Over the years, the group didn’t lose touch. Kirkire mentions he was texting with Aslam only the week before she passed. On his Instagram, he’s shared the last few messages he exchanged with her, where Aslam is being her lyrical self – describing her hopes for how life goes on – ‘timtimati rahe, bhinbhinati rahe” (it continues to glimmer, it keeps buzzing). Moitra says their Whatsapp group is now silent, where Aslam once sent pieces to her ‘sarhad paar’ collaborators. “She knew about my passion for climbing. (She was) very well-read (and) very well-informed,” recounts Moitra. “We would talk to each other often, as friends, not musicians. She would always ask about how a composer thinks.” Always at the receiving end of questions from Aslam, it is slowly dawning on Moitra that there will be no questions from her anymore.
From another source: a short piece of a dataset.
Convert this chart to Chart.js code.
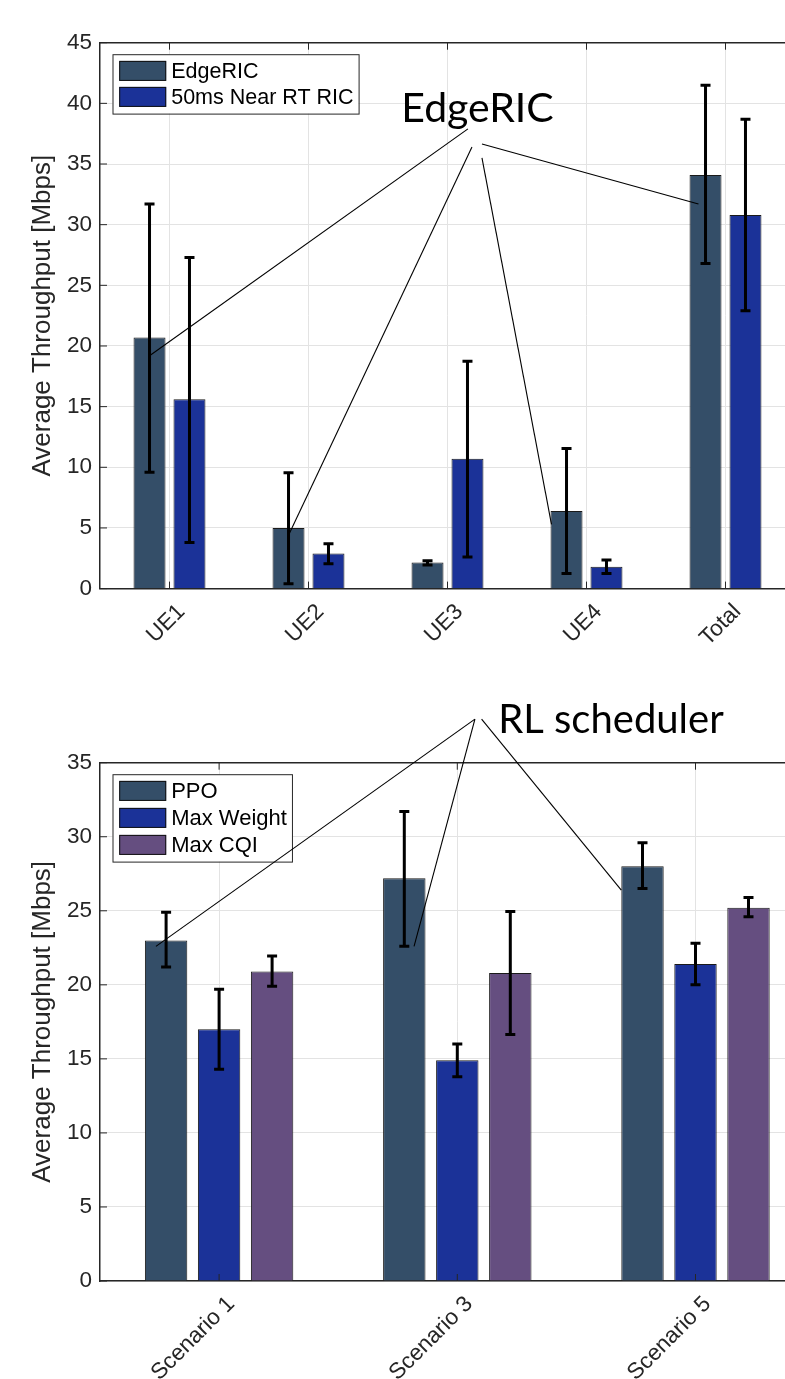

Aslam had moved to Canada in recent years, establishing her own studio, while learning music production and sound engineering. Moitra believes there was so much music inside the 46-year-old that she struggled to express it. “Like they say in Bangla du haathe aashirbaad kora hoyechhe oke (she was truly blessed).” Putting her work out without wanting to deal with the fame was something that weighed heavily on Aslam. “She’d chosen a difficult path, where she wanted to share her gift with the world while remaining anonymous. It’s near impossible in today’s times. If you share your magic with the world, you will be put on a pedestal. And Haniya was uncomfortable with that. This dichotomy is what probably defined Haniya Aslam.”
Kirkire reveals how there was almost this unspoken pact between the acts, how neither of them would perform Kya Khayaal Hai in their respective live concerts. They would only perform it live when all four of them would be on a stage together. As a parting note, Moitra says how unlike popular norm, Aslam would never like a song to end on a ‘Sa’. She would be the happiest if a track sounded incomplete, almost like there’s a possibility for the song to go on. In a way, Aslam’s abrupt departure feels fitting. “I think Haniya’s story will go on, where people will discover her work without her having to deal with the fame,” reflects Moitra. “Just the way she wanted.”